It can be hard to see the red
flag for mental health issues when you’re in the moment, but it’s impossible to
see them if you don’t know what to look for. Below are three important
signs of poor mental health:
Red flag 1: Sleeplessness and fatigue
Fatigue is often the first red flag people notice. The worst part is that it’s not always due to a lack of sleep. It’s frustrating getting a full night’s sleep and still being exhausted in the morning. If you are getting your recommended eight hours you might be in the minority.
Neurologists have seen an almost 15% increase in the use of prescription sleep medication since the start of COVID-19. Research during March and April found that worry-related sleeplessness has shot up – in particular among female respondents – from 18.9 per cent in March to 31.8 per cent in April.
Sleeplessness and fatigue is a common sign of deeper mental health issues. But, there are ways to combat it. At night, you need to switch off. Stop checking emails, stop being distracted by work-related tasks. Prior to going to bed, it’s important that you do something you enjoy and it is actually relaxing. That could be a warm bath or shower. There are lots of mindfulness apps which take you through guided meditations and they can really help your brain switch to relax mode. Also consider writing down that to-do list before going to bed so you’re not mulling over it while you try to sleep.
Red flag 2: Irritability and social withdrawal
We often see people withdrawing from others. That can be friends or family or others in the workplace. COVID-19 has made it more difficult to detect social changes in our colleagues as it i a lot harder to notice when someone is having a rough day if you can’t see them.
Sometimes people begin withdrawing from their own family or people they live with and spending more time in their bedroom or not wanting to spend time with their partner or family.
Irritability goes hand in hand with this social withdrawal. This can cause significant damage at work, as research shows our bad mood can influence others. It also has a snowball effect as we get frustrated at ourselves for our lack of emotional control.
It can be difficult to get out of that spiral. It takes time and work to notice when it’s happening, but if you can notice the spiral, it’s the first step to getting out of it. Step outside for a moment and take in your surroundings. If there is a park across the road, try to notice what’s in the park. If there is play equipment, what does it look like? Let yourself be distracted by these things and it will help you clear your mind.

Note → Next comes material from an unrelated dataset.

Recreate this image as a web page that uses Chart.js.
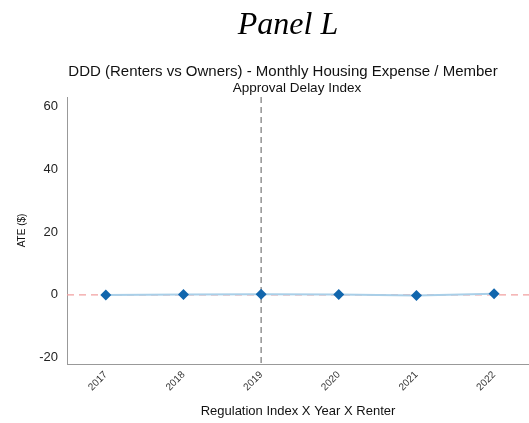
<!DOCTYPE html>
<html>
<head>
<meta charset="utf-8">
<script src="https://cdn.jsdelivr.net/npm/chart.js@4/dist/chart.umd.min.js"></script>
<style>
  html, body { margin: 0; padding: 0; background: #fff; }
  #wrap { position: relative; width: 529px; height: 423px; overflow: hidden; }
  canvas { position: absolute; left: 0; top: 0; }
  .t { position: absolute; white-space: nowrap; color: #111; transform: translate(-50%, -50%); line-height: 1; }
  #panel { left: 288px; top: 23px; font-family: "Liberation Serif", "DejaVu Serif", serif; font-style: italic; font-size: 32px; color: #000; }
  #main { left: 283px; top: 70px; font-family: "Liberation Sans", Arial, sans-serif; font-size: 15px; }
  #sub { left: 297px; top: 88px; font-family: "Liberation Sans", Arial, sans-serif; font-size: 13.5px; }
</style>
</head>
<body>
<div id="wrap">
  <canvas id="c" width="529" height="423"></canvas>
  <div class="t" id="panel">Panel L</div>
  <div class="t" id="main">DDD (Renters vs Owners) - Monthly Housing Expense / Member</div>
  <div class="t" id="sub">Approval Delay Index</div>
</div>
<script>
const years = [2017, 2018, 2019, 2020, 2021, 2022];
const ateValues = [0.0, 0.1, 0.2, 0.1, -0.2, 0.4];
const yTicks = [-20, 0, 20, 40, 60];
const zeroLineValue = 0;
const eventYear = 2019;
const xLabel = 'Regulation Index X Year X Renter';
const yLabel = 'ATE ($)';

const refLines = {
  id: 'refLines',
  beforeDatasetsDraw(chart) {
    const { ctx, chartArea, scales } = chart;
    ctx.save();
    ctx.lineWidth = 1.2;
    const y0 = scales.y.getPixelForValue(zeroLineValue);
    ctx.strokeStyle = '#f2a0a0';
    ctx.setLineDash([7, 5]);
    ctx.beginPath();
    ctx.moveTo(chartArea.left, y0);
    ctx.lineTo(chartArea.right, y0);
    ctx.stroke();
    const xv = scales.x.getPixelForValue(eventYear);
    ctx.strokeStyle = '#777';
    ctx.setLineDash([6, 4]);
    ctx.beginPath();
    ctx.moveTo(xv, chartArea.top);
    ctx.lineTo(xv, chartArea.bottom);
    ctx.stroke();
    ctx.restore();
  }
};

new Chart(document.getElementById('c'), {
  type: 'line',
  data: {
    datasets: [{
      data: years.map((yr, i) => ({ x: yr, y: ateValues[i] })),
      borderColor: '#a9cfe8',
      borderWidth: 2,
      pointStyle: 'rectRot',
      pointRadius: 5.5,
      pointBackgroundColor: '#1166ad',
      pointBorderColor: '#1166ad',
      pointBorderWidth: 0,
      tension: 0,
      clip: false
    }]
  },
  options: {
    responsive: false,
    animation: false,
    events: [],
    layout: { autoPadding: false, padding: { top: 97, right: 0, left: 0, bottom: 0 } },
    plugins: { legend: { display: false }, tooltip: { enabled: false }, title: { display: false } },
    scales: {
      x: {
        type: 'linear',
        min: 2016.5,
        max: 2022.45,
        grid: { display: false, drawTicks: false },
        border: { display: true, color: '#999', width: 1 },
        afterBuildTicks(scale) { scale.ticks = years.map(v => ({ value: v })); },
        afterFit(scale) { scale.height = 59; scale.paddingRight = 0; scale.paddingLeft = 0; },
        ticks: {
          minRotation: 45, maxRotation: 45,
          padding: 5,
          color: '#333',
          font: { family: '"Liberation Sans", Arial, sans-serif', size: 10 },
          callback: v => String(v)
        },
        title: {
          display: true, text: xLabel, color: '#111',
          font: { family: '"Liberation Sans", Arial, sans-serif', size: 13 },
          padding: { top: 2, bottom: 4 }
        }
      },
      y: {
        min: -22,
        max: 63,
        grid: { display: false, drawTicks: false },
        border: { display: true, color: '#999', width: 1 },
        afterBuildTicks(scale) { scale.ticks = yTicks.map(v => ({ value: v })); },
        afterFit(scale) { scale.width = 67; scale.paddingTop = 0; scale.paddingBottom = 0; },
        ticks: {
          padding: 9,
          color: '#222',
          font: { family: '"Liberation Sans", Arial, sans-serif', size: 13 }
        },
        title: {
          display: true, text: yLabel, color: '#111',
          font: { family: '"Liberation Sans", Arial, sans-serif', size: 10 },
          padding: { top: 16, bottom: 0 }
        }
      }
    }
  },
  plugins: [refLines]
});
</script>
</body>
</html>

Red flag 3: Lack of concentration
Not being able to concentrate is another common sign. Lack of concentration can then lead to feelings of anxiety or loss of motivation. Memory problems are another symptom of poor mental health which can be very frustrating at work.

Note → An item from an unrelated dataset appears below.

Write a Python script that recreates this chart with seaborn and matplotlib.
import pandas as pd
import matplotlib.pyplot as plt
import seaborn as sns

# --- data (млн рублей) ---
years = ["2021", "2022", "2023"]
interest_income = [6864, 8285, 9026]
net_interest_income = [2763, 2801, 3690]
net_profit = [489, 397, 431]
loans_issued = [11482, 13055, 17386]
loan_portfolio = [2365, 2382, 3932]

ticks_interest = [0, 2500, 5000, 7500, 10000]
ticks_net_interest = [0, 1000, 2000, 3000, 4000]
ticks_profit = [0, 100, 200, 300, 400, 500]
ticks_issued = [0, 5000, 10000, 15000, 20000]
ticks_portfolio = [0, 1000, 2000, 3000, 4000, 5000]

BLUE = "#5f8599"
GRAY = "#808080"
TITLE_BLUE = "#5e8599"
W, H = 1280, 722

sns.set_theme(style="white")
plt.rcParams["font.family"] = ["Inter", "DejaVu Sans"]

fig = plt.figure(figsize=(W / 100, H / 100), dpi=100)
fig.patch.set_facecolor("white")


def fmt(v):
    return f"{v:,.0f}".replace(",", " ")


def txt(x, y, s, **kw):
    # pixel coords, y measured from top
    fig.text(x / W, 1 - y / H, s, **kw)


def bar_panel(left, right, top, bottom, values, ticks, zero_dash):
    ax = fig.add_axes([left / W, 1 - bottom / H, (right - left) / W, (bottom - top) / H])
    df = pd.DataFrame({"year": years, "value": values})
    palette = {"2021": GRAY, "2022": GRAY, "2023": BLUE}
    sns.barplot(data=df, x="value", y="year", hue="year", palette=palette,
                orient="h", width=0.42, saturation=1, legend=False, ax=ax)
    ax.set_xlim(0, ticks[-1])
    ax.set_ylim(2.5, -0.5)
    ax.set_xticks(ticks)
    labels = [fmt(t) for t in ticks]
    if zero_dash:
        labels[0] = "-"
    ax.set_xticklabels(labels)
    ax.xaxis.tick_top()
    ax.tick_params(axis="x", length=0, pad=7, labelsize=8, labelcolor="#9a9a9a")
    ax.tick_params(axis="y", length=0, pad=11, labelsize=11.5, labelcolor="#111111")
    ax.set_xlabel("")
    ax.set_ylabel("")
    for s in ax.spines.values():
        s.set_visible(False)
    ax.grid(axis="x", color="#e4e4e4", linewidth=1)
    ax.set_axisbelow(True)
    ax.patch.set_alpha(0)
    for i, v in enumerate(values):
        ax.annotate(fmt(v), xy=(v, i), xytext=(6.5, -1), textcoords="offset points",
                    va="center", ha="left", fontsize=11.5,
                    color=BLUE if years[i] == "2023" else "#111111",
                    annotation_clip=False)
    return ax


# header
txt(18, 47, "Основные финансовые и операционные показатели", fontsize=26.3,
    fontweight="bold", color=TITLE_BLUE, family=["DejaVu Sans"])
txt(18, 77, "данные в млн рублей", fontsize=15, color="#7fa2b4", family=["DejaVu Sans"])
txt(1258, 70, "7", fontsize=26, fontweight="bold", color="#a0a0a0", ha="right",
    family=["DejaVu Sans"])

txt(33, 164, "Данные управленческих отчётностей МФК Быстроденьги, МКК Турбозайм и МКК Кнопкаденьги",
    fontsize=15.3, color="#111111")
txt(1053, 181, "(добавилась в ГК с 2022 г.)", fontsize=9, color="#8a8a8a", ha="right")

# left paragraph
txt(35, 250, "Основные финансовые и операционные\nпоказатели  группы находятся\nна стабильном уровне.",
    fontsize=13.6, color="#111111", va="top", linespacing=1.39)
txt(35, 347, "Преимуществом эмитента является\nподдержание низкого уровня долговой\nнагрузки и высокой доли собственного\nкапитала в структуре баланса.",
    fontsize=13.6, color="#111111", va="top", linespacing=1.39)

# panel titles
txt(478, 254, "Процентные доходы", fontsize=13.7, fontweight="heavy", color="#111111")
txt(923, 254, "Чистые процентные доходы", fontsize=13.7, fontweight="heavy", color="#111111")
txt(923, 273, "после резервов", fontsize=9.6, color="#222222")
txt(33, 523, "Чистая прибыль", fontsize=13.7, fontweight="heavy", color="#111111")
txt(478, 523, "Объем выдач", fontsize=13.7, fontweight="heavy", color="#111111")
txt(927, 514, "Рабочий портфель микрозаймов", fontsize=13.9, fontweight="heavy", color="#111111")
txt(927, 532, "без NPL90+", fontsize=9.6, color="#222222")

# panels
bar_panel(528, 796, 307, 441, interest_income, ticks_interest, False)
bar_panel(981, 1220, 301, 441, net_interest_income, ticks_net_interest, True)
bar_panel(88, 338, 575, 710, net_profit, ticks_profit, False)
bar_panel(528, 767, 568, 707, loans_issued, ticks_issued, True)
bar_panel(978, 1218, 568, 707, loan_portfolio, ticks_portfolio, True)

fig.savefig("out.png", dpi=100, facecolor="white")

People may find it difficult to concentrate and complete simple tasks and they need to write everything down. When problems occur, they may find it difficult to problem-solve the situation and instead they will get more stressed and irritated by this change or challenge that they did not predict.

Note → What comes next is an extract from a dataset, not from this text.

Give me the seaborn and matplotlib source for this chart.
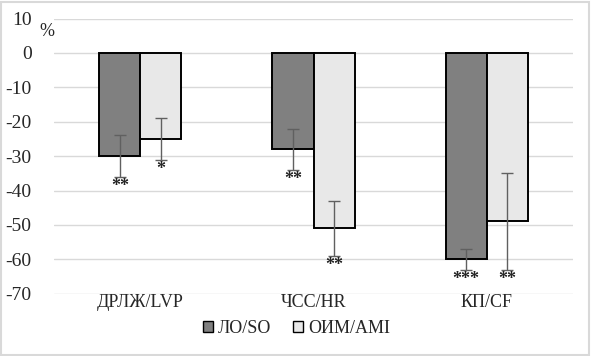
import numpy as np
import pandas as pd
import matplotlib

matplotlib.use("Agg")
import matplotlib.pyplot as plt
import seaborn as sns
from matplotlib.patches import Patch, Rectangle

# данные
categories = ["ДРЛЖ/LVP", "ЧСС/HR", "КП/CF"]
groups = ["ЛО/SO", "ОИМ/AMI"]
so_values = [-30, -28, -60]
ami_values = [-25, -51, -49]
so_err = [6, 6, 3]
ami_err = [6, 8, 14]
so_stars = ["**", "**", "***"]
ami_stars = ["*", "**", "**"]
yticks = [10, 0, -10, -20, -30, -40, -50, -60, -70]

df = pd.DataFrame({
    "cat": categories * 2,
    "group": [groups[0]] * 3 + [groups[1]] * 3,
    "value": so_values + ami_values,
})

sns.set_style("white")
plt.rcParams["font.family"] = ["Liberation Serif", "DejaVu Serif"]
plt.rcParams["axes.unicode_minus"] = False

fig = plt.figure(figsize=(5.91, 3.56), dpi=100)
ax = fig.add_axes([0.091, 0.175, 0.879, 0.773])

palette = {groups[0]: "#808080", groups[1]: "#e8e8e8"}
sns.barplot(data=df, x="cat", y="value", hue="group", palette=palette,
            errorbar=None, width=0.474, edgecolor="black", linewidth=1.4,
            ax=ax, legend=False, zorder=2)

ax.set_ylim(-70, 10)
ax.set_xlim(-0.5, 2.5)
ax.set_yticks(yticks)
ax.yaxis.grid(True, color="#d9d9d9", linewidth=1)
ax.set_axisbelow(True)
for s in ax.spines.values():
    s.set_visible(False)
ax.set_xlabel("")
ax.set_ylabel("")
ax.tick_params(axis="y", labelsize=14, length=0, pad=16)
ax.tick_params(axis="x", labelsize=13, length=0, pad=0)

# планки погрешностей и звёздочки
bars = ax.patches
vals = so_values + ami_values
errs = so_err + ami_err
stars = so_stars + ami_stars
for b, v, e, st in zip(bars, vals, errs, stars):
    xc = b.get_x() + b.get_width() / 2
    ax.errorbar(xc, v, yerr=e, color="#606060", capsize=4, elinewidth=1,
                capthick=1, zorder=3)
    ax.text(xc, v - e - 0.4, st, ha="center", va="top", fontsize=13,
            fontweight="bold", color="#222222", zorder=4)

ax.text(-0.013, 0.953, "%", transform=ax.transAxes, fontsize=13,
        ha="center", va="center")

handles = [Patch(facecolor=palette[g], edgecolor="black", linewidth=1)
           for g in groups]
fig.legend(handles, groups, loc="center", bbox_to_anchor=(0.502, 0.078),
           ncol=2, frameon=False, fontsize=13, handlelength=0.55,
           handleheight=0.55, handletextpad=0.3, columnspacing=1.2)

fig.patches.append(Rectangle((0.002, 0.003), 0.994, 0.992,
                             transform=fig.transFigure, fill=False,
                             edgecolor="#d9d9d9", linewidth=1.5))

plt.savefig("out.png", dpi=100)
plt.close()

The frustration caused by this can make workers feel like they need to double down and work harder – leading to burn out – or they might take the opposite route and try to put things off.
Try to work in small bursts, if you can, instead of committing to large blocks of time spent working. If you’re working from home, your work isn’t broken up by chatting to your colleagues or other workplace distractions so the easiest way to replicate that is working in blocks of time. Maybe you can work for one and a half hours then step away from the computer for a bit.
It is also worth trying to work out when you are motivated. If you’re not on a deadline, maybe you work better in the afternoon or evening so organise your timetable to do more work then.
Help from the top
It is important leaders are aware of the red flags so they can help their employees. There are three ways employers can create an environment where staff feel comfortable coming forward about their concerns.
- Practice compassion: let employees know it’s “okay not to be okay”. If this isn’t established, workers will keep their heads down and that will only make things worse.
- Frequent communication: stay in touch with your employees and make sure you’re contactable when they need you. Many employees are currently feeling lonely. Keeping in touch could combat these feelings.
- Show vulnerability: staff often assume their leaders are indomitable. They are more likely to come forward with their struggles if they know you understand.
It’s no longer just about
how productive companies can be – the priority should be people. You can’t be
commercially viable if you have a broken workforce.